DATA PROVIDED ▸
(begin)

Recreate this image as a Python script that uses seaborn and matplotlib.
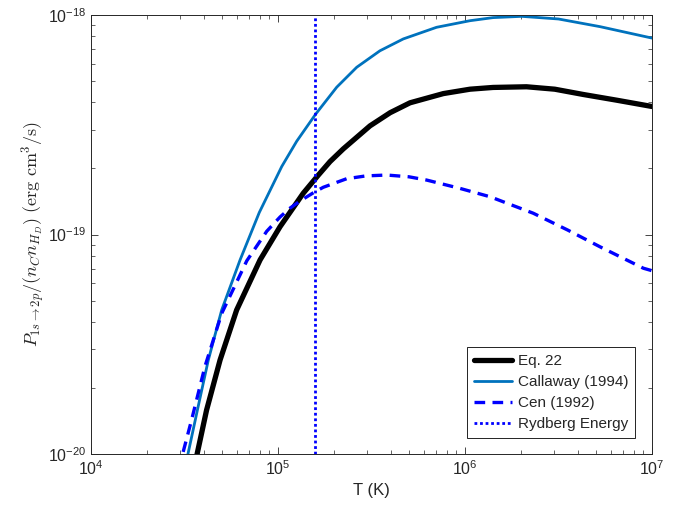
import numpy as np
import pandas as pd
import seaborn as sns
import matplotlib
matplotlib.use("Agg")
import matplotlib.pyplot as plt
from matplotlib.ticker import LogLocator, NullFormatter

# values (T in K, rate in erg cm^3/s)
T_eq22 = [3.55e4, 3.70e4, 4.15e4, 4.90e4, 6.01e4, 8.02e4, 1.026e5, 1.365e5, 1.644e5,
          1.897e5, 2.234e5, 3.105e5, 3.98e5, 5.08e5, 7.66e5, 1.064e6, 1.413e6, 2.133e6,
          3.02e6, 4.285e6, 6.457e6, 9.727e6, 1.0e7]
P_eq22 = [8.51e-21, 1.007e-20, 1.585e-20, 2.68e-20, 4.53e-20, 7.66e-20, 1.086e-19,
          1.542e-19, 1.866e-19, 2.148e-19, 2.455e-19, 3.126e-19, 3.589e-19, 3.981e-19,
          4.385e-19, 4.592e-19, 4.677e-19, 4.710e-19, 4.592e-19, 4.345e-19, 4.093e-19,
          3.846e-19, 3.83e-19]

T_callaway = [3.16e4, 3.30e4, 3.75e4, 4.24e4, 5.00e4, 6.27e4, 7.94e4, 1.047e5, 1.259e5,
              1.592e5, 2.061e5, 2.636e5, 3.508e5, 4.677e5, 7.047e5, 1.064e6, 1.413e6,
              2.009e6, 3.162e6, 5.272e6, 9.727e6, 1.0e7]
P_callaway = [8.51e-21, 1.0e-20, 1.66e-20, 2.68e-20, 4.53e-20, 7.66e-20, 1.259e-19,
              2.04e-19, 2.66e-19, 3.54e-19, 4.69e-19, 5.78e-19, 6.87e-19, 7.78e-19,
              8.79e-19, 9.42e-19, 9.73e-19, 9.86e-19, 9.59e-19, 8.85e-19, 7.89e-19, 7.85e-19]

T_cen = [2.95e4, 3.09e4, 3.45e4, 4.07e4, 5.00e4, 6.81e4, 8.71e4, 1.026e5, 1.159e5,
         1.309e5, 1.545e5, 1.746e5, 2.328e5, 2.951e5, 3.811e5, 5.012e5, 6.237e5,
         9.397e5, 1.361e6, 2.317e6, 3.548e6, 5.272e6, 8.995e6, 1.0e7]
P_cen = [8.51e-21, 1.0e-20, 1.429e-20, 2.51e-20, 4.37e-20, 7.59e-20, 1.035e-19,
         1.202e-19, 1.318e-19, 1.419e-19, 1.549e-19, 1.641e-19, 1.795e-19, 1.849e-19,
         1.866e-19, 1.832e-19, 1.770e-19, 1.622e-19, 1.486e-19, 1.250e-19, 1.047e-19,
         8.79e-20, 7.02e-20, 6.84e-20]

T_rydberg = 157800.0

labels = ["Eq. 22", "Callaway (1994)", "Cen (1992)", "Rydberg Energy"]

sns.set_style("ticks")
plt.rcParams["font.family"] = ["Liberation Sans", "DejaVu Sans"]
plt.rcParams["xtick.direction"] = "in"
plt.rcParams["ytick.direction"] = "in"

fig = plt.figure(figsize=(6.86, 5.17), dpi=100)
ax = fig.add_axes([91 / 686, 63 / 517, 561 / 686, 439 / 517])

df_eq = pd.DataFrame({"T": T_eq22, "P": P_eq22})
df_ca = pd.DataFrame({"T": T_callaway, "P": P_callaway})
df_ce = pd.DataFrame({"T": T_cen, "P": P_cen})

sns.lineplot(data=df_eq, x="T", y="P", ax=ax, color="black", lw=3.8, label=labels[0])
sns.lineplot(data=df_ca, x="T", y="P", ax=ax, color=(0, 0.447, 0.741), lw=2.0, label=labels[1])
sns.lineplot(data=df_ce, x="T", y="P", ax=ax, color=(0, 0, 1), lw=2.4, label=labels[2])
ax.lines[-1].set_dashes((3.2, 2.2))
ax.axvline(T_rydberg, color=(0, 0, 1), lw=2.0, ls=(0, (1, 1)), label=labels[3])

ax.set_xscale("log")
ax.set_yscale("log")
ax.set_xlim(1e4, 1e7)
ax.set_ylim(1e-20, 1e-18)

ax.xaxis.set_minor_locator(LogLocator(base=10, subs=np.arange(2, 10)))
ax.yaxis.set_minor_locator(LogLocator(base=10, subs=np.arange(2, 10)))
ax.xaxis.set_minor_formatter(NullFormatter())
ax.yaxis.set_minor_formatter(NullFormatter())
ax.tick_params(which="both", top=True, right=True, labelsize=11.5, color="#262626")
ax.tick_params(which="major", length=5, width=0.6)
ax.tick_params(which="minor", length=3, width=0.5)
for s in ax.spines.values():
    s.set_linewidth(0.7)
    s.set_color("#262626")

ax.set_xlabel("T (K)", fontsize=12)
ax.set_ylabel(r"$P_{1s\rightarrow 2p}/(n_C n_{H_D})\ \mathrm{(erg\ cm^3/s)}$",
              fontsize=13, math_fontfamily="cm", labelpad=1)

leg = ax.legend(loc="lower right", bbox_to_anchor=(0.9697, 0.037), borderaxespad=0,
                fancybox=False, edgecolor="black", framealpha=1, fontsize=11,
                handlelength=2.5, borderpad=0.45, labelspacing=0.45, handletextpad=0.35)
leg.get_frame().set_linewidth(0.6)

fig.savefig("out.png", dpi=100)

(end)

Transcribe the opening line of the listing above, please, and every line after it through the line with "from matplotlib.ticker import", word for word, without pictures.

SOLUTION FOR THIS EXERCISE ▸
Recreate this image as a Python script that uses seaborn and matplotlib.
import numpy as np
import pandas as pd
import seaborn as sns
import matplotlib
matplotlib.use("Agg")
import matplotlib.pyplot as plt
from matplotlib.ticker import LogLocator, NullFormatter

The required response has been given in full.